As someone who has a tendency to think quite a lot (and possibly to overthink even more) I certainly can’t avoid these issues. I can see it in the struggles of some of the other people in my life. Which leads me to reflect on my own mental health. How am I travelling in these difficult and trying times? How exactly am I coping psychologically?

Well, my usual reaction is to think that I’m not doing too bad. Sure, there are those times when I feel kind of down. I’m certainly not sleeping as well as I’d like to be. And I find that watching the news, reading the paper, or surfing the web can sometimes be a painful experience.
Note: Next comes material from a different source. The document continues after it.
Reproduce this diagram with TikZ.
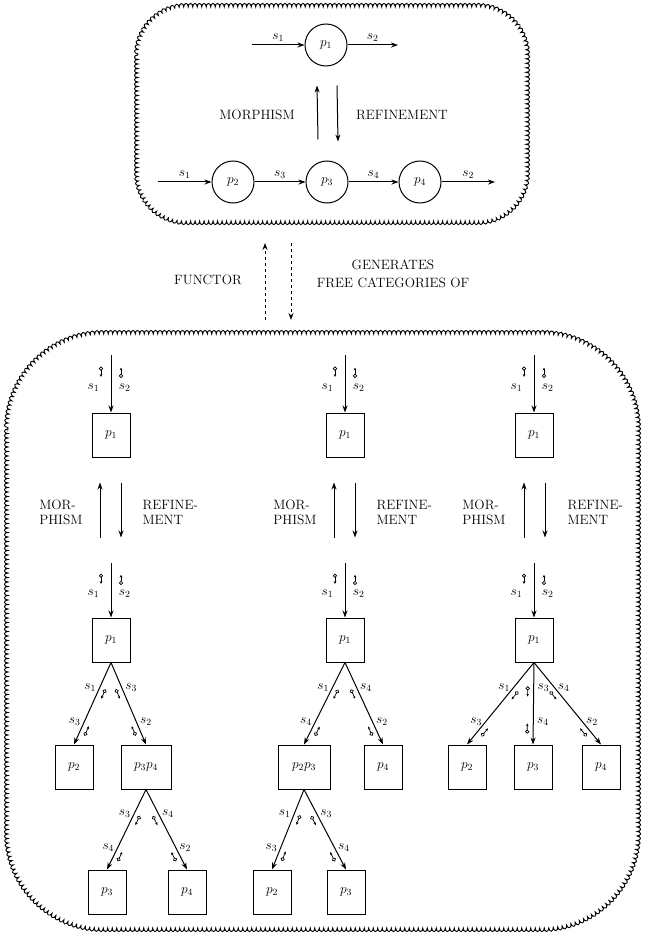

But on the whole, I’m coping ok. I can make it though most days and I’m generally pretty functional. Hey, I’m even managing to hold down a full-time job, and get a bit of writing done as well. As far as mental health goes, the glass is definitely more than half full.

Except that occasionally, there are those times when I begin to wonder.

Every so often, I decide (for no particularly good reason) to do one of those little psych tests you see on the web. I know, you shouldn’t take these too seriously, but I just can’t help myself.

I answer the questions as honestly as I can. How am I feeling? What is my response to world events? How would I place myself along this range of emotions?

And what do I find?

Almost inevitably, the surveys will tell me that a) I’m anxious, or b) I’m depressed.

I don’t really feel that way. And I don’t really feel that the answers I selected should have indicated these things. I reckon that my responses were pretty much the only sane reaction to the current state of the world.

So maybe I really am anxious or depressed, but I don’t see that is a problem. I see it as a completely rational way to be in an anxious and depressed world.

And for anyone out there who isn’t anxious and depressed. You might want to think about getting some counselling, because I reckon there’s definitely something not right about that.